No princípio a República, nua, é adornada com a sua saia vermelha por Teixeira Gomes, como se fosse este presidente o primeiro a descobrir a sua força, a sua beleza, a sua sensualidade. De seguida o passar de testemunho da bandeira do Presidente à jovem República. Mas, se raciocinarmos de forma inversa, é a República que investe o Presidente com a sua bandeira e as suas cores para que ele possa governar o país. É de facto singular a jovem república, que já tinha nascido treze anos antes, receber das mãos de um presidente, a sua bandeira.

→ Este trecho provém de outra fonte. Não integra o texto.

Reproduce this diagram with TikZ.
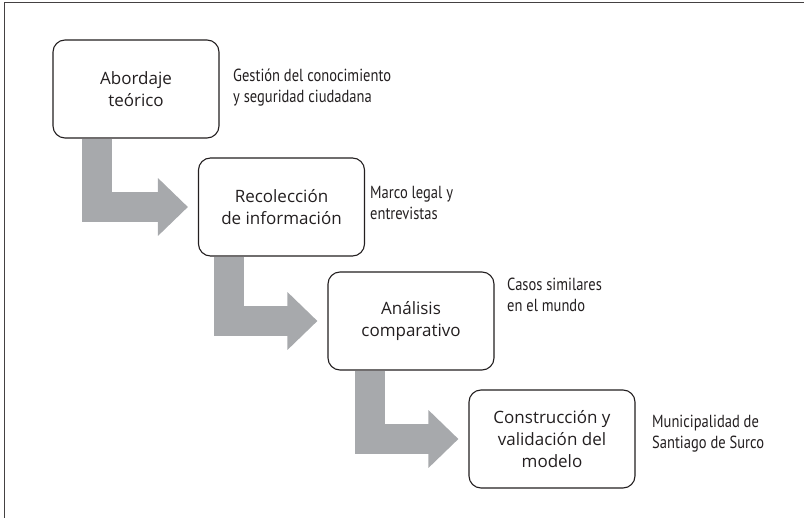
\documentclass[tikz,border=0pt]{standalone}
\usepackage{fontspec}
\setmainfont{Open Sans}
\newfontfamily\narrowfont[FakeStretch=0.83]{PT Sans}
\usetikzlibrary{arrows.meta}
\definecolor{flowgray}{HTML}{A7A9AC}
\definecolor{inkline}{HTML}{231F20}

\begin{document}
\begin{tikzpicture}[x=1pt,y=-1pt,
    stage node/.style={draw=inkline,line width=1.1pt,rounded corners=12pt,fill=white,minimum width=166pt,minimum height=98pt,align=center,text=inkline,font=\fontsize{17}{22}\selectfont},
    note node/.style={anchor=west,align=left,inner xsep=0pt,text=inkline,font=\narrowfont\fontsize{17.5}{21}\selectfont},
    flow/.style={draw=flowgray,line width=30pt,line join=miter,-{Triangle[length=30pt,width=56pt]},shorten >=10pt}]
                \useasboundingbox (0,0) rectangle (804,518);
                \draw[inkline!85,line width=1.5pt] (4.5,518) -- (4.5,2.5) -- (804,2.5);

                \node[stage node] (abordaje) at (136,89) {Abordaje\\teórico};
                \node[stage node] (recoleccion) at (281.5,207) {Recolección\\de información};
                \node[stage node] (analisis) at (411,321) {Análisis\\comparativo};
                \node[stage node] (modelo) at (552,439) {Construcción y\\validación del\\modelo};

                \node[note node] (gestion) at (233,88) {Gestión del conocimiento\\y seguridad ciudadana};
                \node[note node] (marco) at (370,203) {Marco legal y\\entrevistas};
                \node[note node] (casos) at (507,295) {Casos similares\\en el mundo};
                \node[note node] (surco) at (652,434) {Municipalidad de\\Santiago de Surco};

                \draw[flow] ([xshift=-39.5pt]abordaje.south) |- (recoleccion.west);
                \draw[flow] ([xshift=-53pt]recoleccion.south) |- (analisis.west);
                \draw[flow] ([xshift=-41.5pt]analisis.south) |- (modelo.west);

            \end{tikzpicture}
\end{document}
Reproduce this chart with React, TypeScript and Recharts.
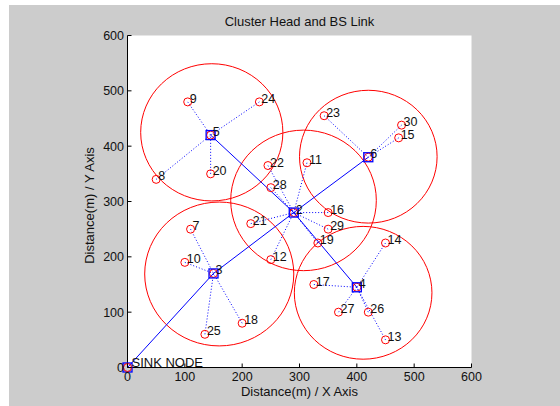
import React from "react";
import { CartesianGrid, Scatter, ScatterChart, XAxis, YAxis } from "recharts";

const FONT = '"Liberation Sans", Arial, Helvetica, sans-serif';
const INK = "#111";
const RED = "#ff0000";
const BLUE = "#0000ff";

// layout of the axes box inside the 560x406 figure
const CHART_W = 560;
const CHART_H = 406;
const PLOT_LEFT = 127.5;
const PLOT_TOP = 35.5;
const PLOT_W = 344;
const PLOT_H = 332;
const AXIS_MAX = 600;

const xTicks = [0, 100, 200, 300, 400, 500, 600];
const yTicks = [0, 100, 200, 300, 400, 500, 600];

// sensor nodes (ids 2..30), distance in metres
const nodeIds = [2, 3, 4, 5, 6, 7, 8, 9, 10, 11, 12, 13, 14, 15, 16, 17, 18, 19, 20, 21, 22, 23, 24, 25, 26, 27, 28, 29, 30];
const nodeX = [290, 150, 400, 145, 420, 110, 50, 105, 100, 313, 250, 450, 450, 473, 350, 325, 200, 332, 145, 215, 245, 343, 230, 135, 420, 368, 250, 350, 478];
const nodeY = [280, 170, 145, 420, 380, 250, 340, 480, 190, 370, 195, 50, 225, 415, 280, 150, 80, 225, 350, 260, 365, 455, 480, 60, 100, 100, 325, 250, 438];

const sinkX = 0;
const sinkY = 0;

const headIds = [2, 3, 4, 5, 6];

// member -> its cluster head (dotted links)
const memberIds = [7, 8, 9, 10, 11, 12, 13, 14, 15, 16, 17, 18, 19, 20, 21, 22, 23, 24, 25, 26, 27, 28, 29, 30];
const memberHead = [3, 5, 5, 3, 2, 2, 4, 4, 6, 2, 4, 3, 2, 5, 2, 2, 6, 5, 3, 4, 4, 2, 2, 6];

// cluster head -> BS route (solid links), 0 = sink
const linkFrom = [3, 2, 5, 6, 4];
const linkTo = [0, 3, 2, 2, 2];

// cluster coverage circles
const ringX = [147, 420, 307, 160, 411];
const ringY = [425, 381, 302, 169, 135];
const ringR = [124, 120, 127, 130, 120];

const pos = (id: number) => {
  if (id === 0) return { x: sinkX, y: sinkY };
  const i = nodeIds.indexOf(id);
  return { x: nodeX[i], y: nodeY[i] };
};

const rings = ringX.map((x, i) => ({ x, y: ringY[i], r: ringR[i] }));
const members = memberIds.map((id) => ({ id, ...pos(id) }));
const heads = headIds.map((id) => ({ id, ...pos(id) }));
const sink = [{ id: 0, x: sinkX, y: sinkY }];
const memberLinks = memberIds.map((id, i) => [pos(id), pos(memberHead[i])]);
const routeLinks = linkFrom.map((id, i) => [pos(id), pos(linkTo[i])]);

const Empty = () => <g />;

function RingShape(props: any) {
  const { cx, cy, payload } = props;
  return (
    <ellipse
      cx={cx}
      cy={cy}
      rx={(payload.r * PLOT_W) / AXIS_MAX}
      ry={(payload.r * PLOT_H) / AXIS_MAX}
      fill="none"
      stroke={RED}
      strokeWidth={1}
    />
  );
}

function NodeShape(props: any) {
  const { cx, cy, payload } = props;
  return (
    <g>
      <circle cx={cx} cy={cy} r={4} fill="none" stroke={RED} strokeWidth={1} />
      <text x={cx + 2} y={cy + 1} fontSize={12.5} fontFamily={FONT} fill={INK}>
        {payload.id}
      </text>
    </g>
  );
}

function HeadShape(props: any) {
  const { cx, cy, payload } = props;
  return (
    <g>
      <circle cx={cx} cy={cy} r={4} fill="none" stroke={RED} strokeWidth={1} />
      <rect x={cx - 4.5} y={cy - 4.5} width={9} height={9} fill="none" stroke={BLUE} strokeWidth={1.3} />
      <text x={cx + 2} y={cy + 1} fontSize={12.5} fontFamily={FONT} fill={INK}>
        {payload.id}
      </text>
    </g>
  );
}

function SinkShape(props: any) {
  const { cx, cy } = props;
  return (
    <g>
      <rect x={cx - 4.5} y={cy - 4.5} width={9} height={9} fill="none" stroke={BLUE} strokeWidth={1.3} />
      <circle cx={cx} cy={cy} r={4} fill="none" stroke={RED} strokeWidth={1} />
      <text x={cx + 4} y={cy - 1} fontSize={13} fontFamily={FONT} fill={INK}>
        SINK NODE
      </text>
    </g>
  );
}

function BottomTick(props: any) {
  const { x, y, payload } = props;
  return (
    <g>
      <line x1={x} x2={x} y1={y} y2={y - 4} stroke="#000" />
      <text x={x} y={y + 13} textAnchor="middle" fontSize={12.5} fontFamily={FONT} fill={INK}>
        {payload.value}
      </text>
    </g>
  );
}

function LeftTick(props: any) {
  const { x, y, payload } = props;
  return (
    <g>
      <line x1={x} x2={x + 4} y1={y} y2={y} stroke="#000" />
      <text x={x - 3.5} y={y + 4.5} textAnchor="end" fontSize={12.5} fontFamily={FONT} fill={INK}>
        {payload.value}
      </text>
    </g>
  );
}

function TopTick(props: any) {
  const { x, y } = props;
  return <line x1={x} x2={x} y1={y} y2={y + 4} stroke="#000" />;
}

function RightTick(props: any) {
  const { x, y } = props;
  return <line x1={x} x2={x - 4} y1={y} y2={y} stroke="#000" />;
}

export default function App() {
  return (
    <div style={{ position: "absolute", left: 0, top: 0, width: CHART_W, height: CHART_H, fontFamily: FONT }}>
      <div style={{ position: "absolute", left: 9, top: 5, right: 0, bottom: 0, background: "#cccccc" }} />
      <div
        style={{
          position: "absolute",
          left: PLOT_LEFT,
          top: 15,
          width: PLOT_W,
          textAlign: "center",
          fontSize: 13,
          lineHeight: "13px",
          color: INK
        }}
      >
        Cluster Head and BS Link
      </div>
      <div style={{ position: "absolute", left: 0, top: 0 }}>
        <ScatterChart
          width={CHART_W}
          height={CHART_H}
          margin={{ top: PLOT_TOP, right: CHART_W - PLOT_LEFT - PLOT_W, bottom: 0, left: 0 }}
        >
          <CartesianGrid fill="#ffffff" horizontal={false} vertical={false} stroke="none" />
          <XAxis
            type="number"
            dataKey="x"
            domain={[0, AXIS_MAX]}
            ticks={xTicks}
            interval={0}
            height={CHART_H - PLOT_TOP - PLOT_H}
            tickSize={0}
            tickMargin={0}
            tickLine={false}
            axisLine={{ stroke: "#000" }}
            tick={<BottomTick />}
          />
          <YAxis
            type="number"
            dataKey="y"
            domain={[0, AXIS_MAX]}
            ticks={yTicks}
            interval={0}
            width={PLOT_LEFT}
            tickSize={0}
            tickMargin={0}
            tickLine={false}
            axisLine={{ stroke: "#000" }}
            tick={<LeftTick />}
          />
          <XAxis
            xAxisId="top"
            orientation="top"
            type="number"
            domain={[0, AXIS_MAX]}
            ticks={xTicks}
            interval={0}
            height={0}
            tickSize={0}
            tickMargin={0}
            tickLine={false}
            axisLine={{ stroke: "#000" }}
            tick={<TopTick />}
          />
          <YAxis
            yAxisId="right"
            orientation="right"
            type="number"
            domain={[0, AXIS_MAX]}
            ticks={yTicks}
            interval={0}
            width={0}
            tickSize={0}
            tickMargin={0}
            tickLine={false}
            axisLine={{ stroke: "#000" }}
            tick={<RightTick />}
          />
          <Scatter data={rings} shape={<RingShape />} isAnimationActive={false} />
          {memberLinks.map((seg, i) => (
            <Scatter
              key={`m${i}`}
              data={seg}
              shape={<Empty />}
              line={{ stroke: BLUE, strokeWidth: 1, strokeDasharray: "1 2" }}
              isAnimationActive={false}
            />
          ))}
          {routeLinks.map((seg, i) => (
            <Scatter
              key={`r${i}`}
              data={seg}
              shape={<Empty />}
              line={{ stroke: BLUE, strokeWidth: 1 }}
              isAnimationActive={false}
            />
          ))}
          <Scatter data={members} shape={<NodeShape />} isAnimationActive={false} />
          <Scatter data={heads} shape={<HeadShape />} isAnimationActive={false} />
          <Scatter data={sink} shape={<SinkShape />} isAnimationActive={false} />
        </ScatterChart>
      </div>
      <div
        style={{
          position: "absolute",
          left: PLOT_LEFT,
          top: 385,
          width: PLOT_W,
          textAlign: "center",
          fontSize: 13,
          lineHeight: "13px",
          color: INK
        }}
      >
        Distance(m) / X Axis
      </div>
      <div
        style={{
          position: "absolute",
          left: 88.5 - 100,
          top: 205 - 6.5,
          width: 200,
          height: 13,
          textAlign: "center",
          fontSize: 13,
          lineHeight: "13px",
          color: INK,
          transform: "rotate(-90deg)",
          whiteSpace: "nowrap"
        }}
      >
        Distance(m) / Y Axis
      </div>
    </div>
  );
}
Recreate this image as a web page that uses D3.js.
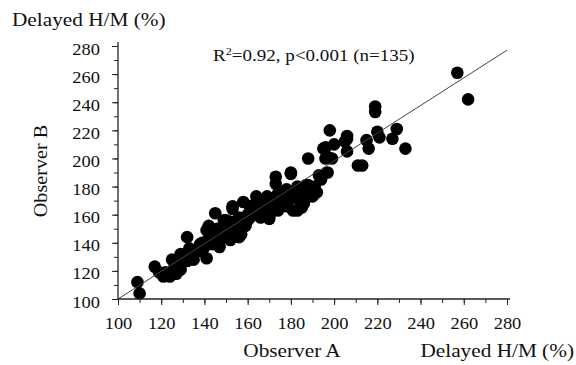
<!DOCTYPE html>
<html><head><meta charset="utf-8">
<script src="https://cdn.jsdelivr.net/npm/d3@7"></script>
<style>
html,body{margin:0;padding:0;background:#fff;}
svg text{font-family:"Liberation Serif","Times New Roman",serif;fill:#111;}
</style></head>
<body><svg id="c" width="576" height="365"></svg>
<script>
const xTicks = [100,120,140,160,180,200,220,240,260,280];
const yTicks = [100,120,140,160,180,200,220,240,260,280];
const obsA = [110,109,117,119,121,124,125,129,129,132,132,136,141,139,141,145,145,149,150,153,153,155,156,158,160,163,164,168,170,173,173,180,177,181,178,153,157,196,197,206,187,190,183,178,175,169,166,162,170,158,153,149,143,144,152,157,140,147,
257,262,219,219,198,206,205,195,196,188,206,211,213,215,216,220,221,227,229,233,193,180,188,
122,126,128,131,134,137,135,138,127,133,
142,145,146,148,150,151,154,155,159,147,144,152,156,160,142,
161,163,165,166,168,170,172,174,176,163,167,171,179,174,161,
182,184,185,186,189,191,183,194,197,187,192,199,185,200];
const obsB = [104,112,123,119,116,116,128,121,132,144,127,135,129,140,149,161,144,147,156,166,147,154,144,169,156,163,173,170,157,187,182,189,168,163,178,164,150,208,201,214,181,173,163,166,170,173,168,164,159,156,151,156,147,142,142,146,137,137,
261,242,237,233,220,216,212,207,200,200,205,195,195,213,207,219,215,214,221,207,188,190,181,
119,122,125,130,132,134,128,139,118,136,
143,146,150,143,145,149,148,152,152,141,139,155,158,160,152,
158,160,162,158,162,165,167,163,172,167,165,170,170,175,166,
176,170,175,168,178,180,180,185,190,172,176,200,165,210];
const fitLine = [[100,100],[280,277]];
const annotation = {pre:"R", sup:"2", post:"=0.92, p<0.001 (n=135)"};

const svg = d3.select("#c");
const x = d3.scaleLinear().domain([100,280]).range([118,507]);
const y = d3.scaleLinear().domain([100,280]).range([299,46]);
const SX = 1.12;
const font = "'Liberation Serif','Times New Roman',serif";

// points
const pts = obsA.map((a,i)=>[a,obsB[i]]);
svg.append("g").selectAll("circle").data(pts).join("circle")
  .attr("cx",d=>x(d[0])).attr("cy",d=>y(d[1])).attr("r",6.3).attr("fill","#000");

// fit line
svg.append("line").attr("x1",x(fitLine[0][0])).attr("y1",y(fitLine[0][1]))
  .attr("x2",x(fitLine[1][0])).attr("y2",y(fitLine[1][1]))
  .attr("stroke","#444").attr("stroke-width",1);

// axes
const minor = d3.range(100,281,10);
const gx = svg.append("g").attr("transform","translate(0,299)");
gx.call(d3.axisBottom(x).tickValues(minor).tickSize(4).tickFormat(""));
gx.call(g=>g.select(".domain").remove());
const gxM = svg.append("g").attr("transform","translate(0,299)");
gxM.call(d3.axisBottom(x).tickValues(xTicks).tickSize(6).tickFormat(d3.format("d")));
gxM.select(".domain").remove();
gxM.selectAll("text").attr("y",0).attr("dy",0)
  .attr("transform",function(d){return `translate(0,30) scale(${SX},1)`;})
  .style("font-size","16.5px").style("font-family",font).attr("fill","#111");
svg.append("line").attr("x1",118).attr("x2",510).attr("y1",299).attr("y2",299).attr("stroke","#222").attr("stroke-width",1.3);

const gy = svg.append("g").attr("transform","translate(118,0)");
gy.call(d3.axisLeft(y).tickValues(minor).tickSize(4).tickFormat(""));
gy.select(".domain").remove();
const gyM = svg.append("g").attr("transform","translate(118,0)");
gyM.call(d3.axisLeft(y).tickValues(yTicks).tickSize(6).tickFormat(d3.format("d")));
gyM.select(".domain").remove();
gyM.selectAll("text").attr("x",0).attr("dy",0).attr("y",0)
  .attr("transform",`translate(-18,8) scale(${SX},1)`)
  .attr("text-anchor","end")
  .style("font-size","16.5px").style("font-family",font).attr("fill","#111");
svg.append("line").attr("x1",118).attr("x2",118).attr("y1",42).attr("y2",299).attr("stroke","#222").attr("stroke-width",1.3);
svg.selectAll(".tick line").attr("stroke","#222").attr("stroke-width",1);

// labels
function label(txt,tx,ty,size,anchor){
  return svg.append("text").attr("transform",`translate(${tx},${ty}) scale(${SX},1)`)
    .attr("text-anchor",anchor).style("font-size",size+"px").text(txt);
}
label("Delayed H/M (%)",12,26,19,"start");
label("Observer A",292,357,19,"middle");
label("Delayed H/M (%)",574,357,19,"end");
svg.append("text").attr("transform",`translate(47,171) rotate(-90) scale(${SX},1)`)
  .attr("text-anchor","middle").style("font-size","18px").text("Observer B");

const ann = svg.append("text").attr("transform",`translate(213,61) scale(${SX},1)`)
  .style("font-size","17px");
ann.append("tspan").text(annotation.pre);
ann.append("tspan").attr("dy",-6).style("font-size","11px").text(annotation.sup);
ann.append("tspan").attr("dy",6).text(annotation.post);
</script></body></html>
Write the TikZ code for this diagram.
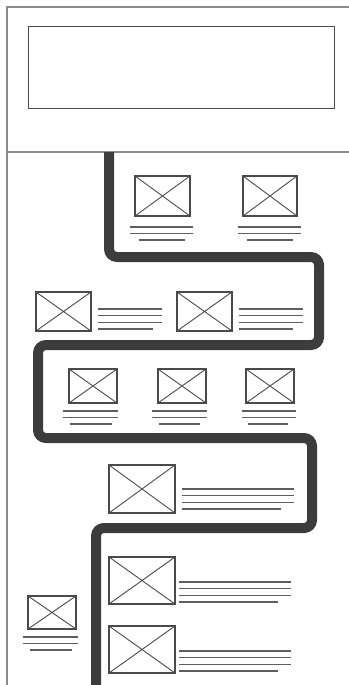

Os quadros sucedem-se com a qualidade a que os actores da ACTA já nos habituaram e confluem para um dos momentos altos em que, no silêncio, o corpo da bailarina Ana Filipa Antunes, coreografada por Evgeni Beliaev, irrompe do escuro lançando à multidão a luz da esperança, a luz que o povo faminto e iletrado do primeiro quartel do século XX precisava.
No quadro com Belmira das Neves, o discurso da sofrida mulher foi ilustrado pela imagem em vídeo da deambulação da República pelas arribas da costa algarvia. Este cruzamento leva-nos à questão: terá sido a República para Teixeira Gomes como o deslumbramento que se tem naturalmente por uma jovem que a rotina e o hábito vão destruindo aos poucos? Teixeira Gomes saiu de Portugal após dois anos de mandato na Presidência da República. Dois anos foi o tempo que durou a relação descrita no romance Maria Adelaide, que se iniciou nos segredos do amor aos dezasseis anos. Trocada dois anos mais tarde por uma rapariga de 14 anos, a jovem mulher sucumbiu de amor. Teixeira Gomes pode ter trocado a sua jovem república por um país onde tudo era novo e livre. Saiu de Portugal sem um apontamento ou livro. Nada que o fizesse lembrar o antigo literato ou político. Mas a jovem República não sucumbiu. Quase morreu de desgosto, teve uma crise de 48 anos, mas conseguiu renascer pela vontade de um povo que a amou e a fez sentir de novo jovem e bonita.
O convite feito a um aluno das escolas secundárias por onde o espectáculo irá passar no sentido de ler o texto inicial do espectáculo constitui uma boa estratégia de aproximação com os mais jovens, despertando-os para esta realidade tão próxima mas já tão longínqua da sua memória histórica.